Folic Acid Deficiency Caused the Chargers’ Loss

Clearly the Chargers’ loss to New England was the result of folic acid deficiency. No less an authority than Johns Hopkins Med School cites folic acid and exercise as the key to avoiding Alzheimer’s disease. As the Chargers exercise frequently, folic acid deficiency is why they did not concentrate and got really grouchy at the wrong time. Buy eating boroccali or spinach, a la Popeye the sailor man, the Chargers could have had Victory Through Vegetables and Salvation Via Spinach. Ein Reich, Ein Folic, Ein Victory!

Can New House Speaker Pelosi Improve Airline Comfort?

The new Speaker of the House of Representatives, Nancy Pelosi, comes without the old baggage of the last three speakers. All three predecessors were beholden to the airlines. Speaker Hastert had large numbers of United employees residing in his district. Speak Gingrich had a large number of Delta Airlines employees in his district. And Jim Wright of Fort Worth had large numbers of American Airlines employees voting in his district.

Speak Pelosi has no assemblage of airline personnel voting in her district. And because the airlines gave and continue to give heavily to republicans, she can actually speak for the consumer.

Is Big 10 Football Overated?

Last night Ohio State gave up 41 points and lost. One week ago Michigan gave up 45 points and lost. Is the dominance which the Big 10 enjoyed in the 1950s also lost?

I believe that there are three reasons for the Big 10′s decline in dominance: (1) the shift of population out of the midwest: (2) integration of the South ( Sweatt v. Painter, Brown v. Board of Education, and Swan v. Mecklenburg; (3) the invention of Gatorade.

The 1950 census shows that two-thirds of America’s population lived north of the Ohio River and east of the Mississippi River. The center of the U. S. population was in Indiana.
Today of the four most populous states only one lies in that area. As Florida, Texas, and California have become the three largest states, it is easier for those states to produce home grown products to win in football. For example, Charlotte, N. C. had a 1950 population of 134,032 while Cleveland had over 900,000. Today Charlotte is larger than Cleveland.

In the 1950s the South was segregated. Sunny Jim Tatum who won national championships at Oklahoma and Maryland moved to the University of North Carolina where he shipped off African-American players like Bobby Bell to the University of Minnesota. In fine, the Big 10 had a great recruiting system whereby African-American players could not play in the South until the U. S. Supreme Court ruled in favoring of outlawing segregation. It took Bear Bryant at the University of Alabama to convince southerners, especially those in Alabama, that you needed the local African-Americans on your side of the ball not some Big 10 school.
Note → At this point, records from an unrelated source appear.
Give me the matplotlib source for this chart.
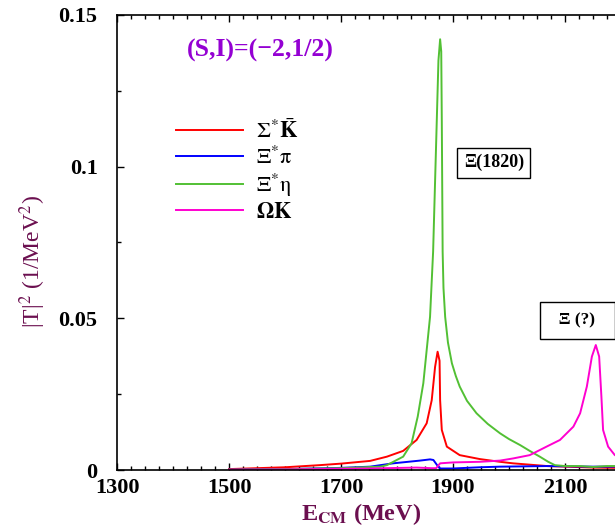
import matplotlib
matplotlib.use('Agg')
import matplotlib.pyplot as plt
from matplotlib.ticker import MultipleLocator

plt.rcParams['font.family'] = ['Liberation Serif', 'DejaVu Serif']
plt.rcParams['mathtext.fontset'] = 'stix'
plt.rcParams['mathtext.default'] = 'rm'

# |T|^2, E_CM in MeV
red_e = [1500, 1600, 1662, 1700, 1752, 1782, 1811, 1835, 1853, 1862, 1868, 1872.5, 1876, 1877, 1880, 1889, 1912, 1948, 1984, 2007, 2068, 2150, 2300]
red_v = [0.0003, 0.0009, 0.0016, 0.0021, 0.003, 0.0044, 0.0063, 0.0099, 0.0154, 0.023, 0.034, 0.039, 0.036, 0.023, 0.0132, 0.0077, 0.0049, 0.0036, 0.0027, 0.0022, 0.0013, 0.0008, 0.0005]

blue_e = [1500, 1600, 1700, 1752, 1793, 1841, 1859, 1865, 1872, 1877, 1900, 1948, 1984, 2068, 2150, 2300]
blue_v = [0.0001, 0.0003, 0.0007, 0.0011, 0.0022, 0.0031, 0.0035, 0.0033, 0.0015, 0.0005, 0.0005, 0.0009, 0.0011, 0.0013, 0.0011, 0.0012]

green_e = [1500, 1600, 1700, 1770, 1782, 1811, 1826, 1837, 1847, 1859, 1864.5, 1871, 1874, 1877, 1879, 1880, 1881.5, 1883, 1886, 1891, 1898, 1905, 1912, 1925, 1942, 1962, 1984, 2000, 2020, 2037, 2055, 2070, 2082, 2100, 2127, 2150, 2175, 2300]
green_v = [0.0001, 0.0003, 0.0006, 0.0011, 0.0016, 0.0044, 0.0088, 0.0176, 0.0286, 0.0505, 0.072, 0.115, 0.135, 0.142, 0.138, 0.115, 0.072, 0.060, 0.0505, 0.042, 0.0352, 0.031, 0.0275, 0.0228, 0.0187, 0.0152, 0.0121, 0.0102, 0.0082, 0.0063, 0.0044, 0.0027, 0.0016, 0.0013, 0.0013, 0.001, 0.0013, 0.0013]

mag_e = [1500, 1600, 1700, 1752, 1835, 1862, 1870, 1877, 1900, 1948, 1984, 2007, 2037, 2067, 2091, 2115, 2127, 2139, 2148, 2155, 2161, 2165, 2168, 2177, 2189, 2210, 2250, 2300]
mag_v = [0.0001, 0.0002, 0.0004, 0.0005, 0.0008, 0.0006, 0.0006, 0.0022, 0.0025, 0.0027, 0.0031, 0.0038, 0.0049, 0.0077, 0.0099, 0.0143, 0.0187, 0.0275, 0.0374, 0.0412, 0.0374, 0.0242, 0.0132, 0.0077, 0.0049, 0.0035, 0.0025, 0.002]

labels = [r'$\Sigma^{*}\bar{\mathbf{K}}$', r'$\Xi^{*}\pi$', r'$\Xi^{*}\eta$', r'$\mathbf{\Omega K}$']
colors = ['#ff0000', '#0000ff', '#52c034', '#ff00d0']

xticks = [1300, 1500, 1700, 1900, 2100]
yticks = [0, 0.05, 0.1, 0.15]
yticklabels = ['0', '0.05', '0.1', '0.15']

maroon = '#6b0f4f'

fig = plt.figure(figsize=(6.15, 5.3), dpi=100)
# axes runs past the right edge, like the cropped original
ax = fig.add_axes([117/615, 60/530, 560/615, 455/530])

for e, v, c, lab in zip([red_e, blue_e, green_e, mag_e], [red_v, blue_v, green_v, mag_v], colors, labels):
    ax.plot(e, v, color=c, lw=1.4, label=lab)

ax.set_xlim(1300, 2300)
ax.set_ylim(0, 0.15)
ax.set_xticks(xticks)
ax.xaxis.set_minor_locator(MultipleLocator(25))
ax.set_yticks(yticks)
ax.set_yticklabels(yticklabels)
ax.yaxis.set_minor_locator(MultipleLocator(0.025))
ax.tick_params(which='both', direction='in', top=True, right=True, width=1)
ax.tick_params(which='major', length=5)
ax.tick_params(which='minor', length=3)
ax.tick_params(axis='x', labelsize=16, pad=6)
ax.tick_params(axis='y', labelsize=16, pad=14)
for t in ax.get_xticklabels() + ax.get_yticklabels():
    t.set_fontweight('bold')
for s in ax.spines.values():
    s.set_linewidth(1.2)

ax.text(1425, 0.1384, '(S,I)=(\u22122,1/2)', color='#9400d3', fontsize=18.5,
        fontweight='bold', ha='left', va='center')

ax.text(1973, 0.1013, '\u039e(1820)', fontsize=13, fontweight='bold', ha='center', va='center',
        bbox=dict(boxstyle='square,pad=0.35', fc='white', ec='black', lw=1))
ax.text(2122, 0.0494, '  \u039e (?)  ', fontsize=12.5, fontweight='bold', ha='center', va='center',
        bbox=dict(boxstyle='square,pad=0.6', fc='white', ec='black', lw=1))

leg = ax.legend(loc='upper left', bbox_to_anchor=(0.07, 0.815), frameon=False, fontsize=16,
                handlelength=3.0, handletextpad=0.6, labelspacing=0.15)
for line in leg.get_lines():
    line.set_linewidth(1.4)

fig.text(361/615, 1 - 514/530, r'E$_{\mathbf{CM}}$ (MeV)', color=maroon, fontsize=17.5,
         fontweight='bold', ha='center', va='center')
fig.text(33/615, 1 - 262/530, r'|T|$^2$ (1/MeV$^2$)', color=maroon, fontsize=17,
         rotation=90, ha='center', va='center')

fig.savefig('out.png', dpi=100)
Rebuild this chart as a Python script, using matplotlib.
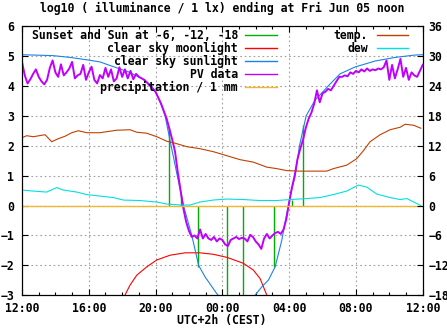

Gatorade made the Florida schools power houses because it neutralized the adverse affects of dehydration. In the 1950s the best that Johns Hopkins medicine could do was to give players iced-tea after the morning practices along with a large salt pill. Dr. Barry Wood, head of the Johns Hopkins Medical School and an All-America football player at Harvard had a special interest in rehydration as his son was the captian of my high school football team.

With Gatorade you could drink during the course of the game, and not wait until it was over. Amazing, is it not, that the winning coach is sometimes doused with a tub of Gatorade.

Does President Bush Speak Ex Cathedra?

According to no less a Republican wordsmith than Kevin Philips, George the W does speak ex cathedra or at least God speaks through him. Kevin cites the BBC and a newspaper in Lancaster, Pennsylvania during a speech via UCTV given here in San Diego.
If Bush truly believes that he is speaking the Gospel of God, who told him to invade Afghanistan and Iraq, then what edifying and maybe deifying words will President W palaver next.
It is not uncommon for those who hear mystical sounds to end poorly. Joan of Arc comes to mind. So we may see George the W surrender in incendiary splendor thereby contributing to smog and providing more incite to the burning Bush. Holy Moses!!!

If Charger LT Is Not the NFL’s Most Valuable Player…

But for the abberation of Madison Avenue, LT would be the MVP. Madison Avenue, heavily influenced by HYP (Harvard, Yale and Princeton) grads, produce the hype that civilization west of the Hudson River consists of noble savages (Cleveland Indians and Atlanta Braves need not apply) who fire arrows which may be dismissed as irrelevant, incompetent and immaterial.

Sitting in San Diego, I see LT’s appeal adumbvirated by a poor endorsement stable. LT endorses Oggie’s Pizza. Anyone east of Phoenix ever heard of them? Compare that with what Reggie Bush gets for endorsements or even Drew Brees.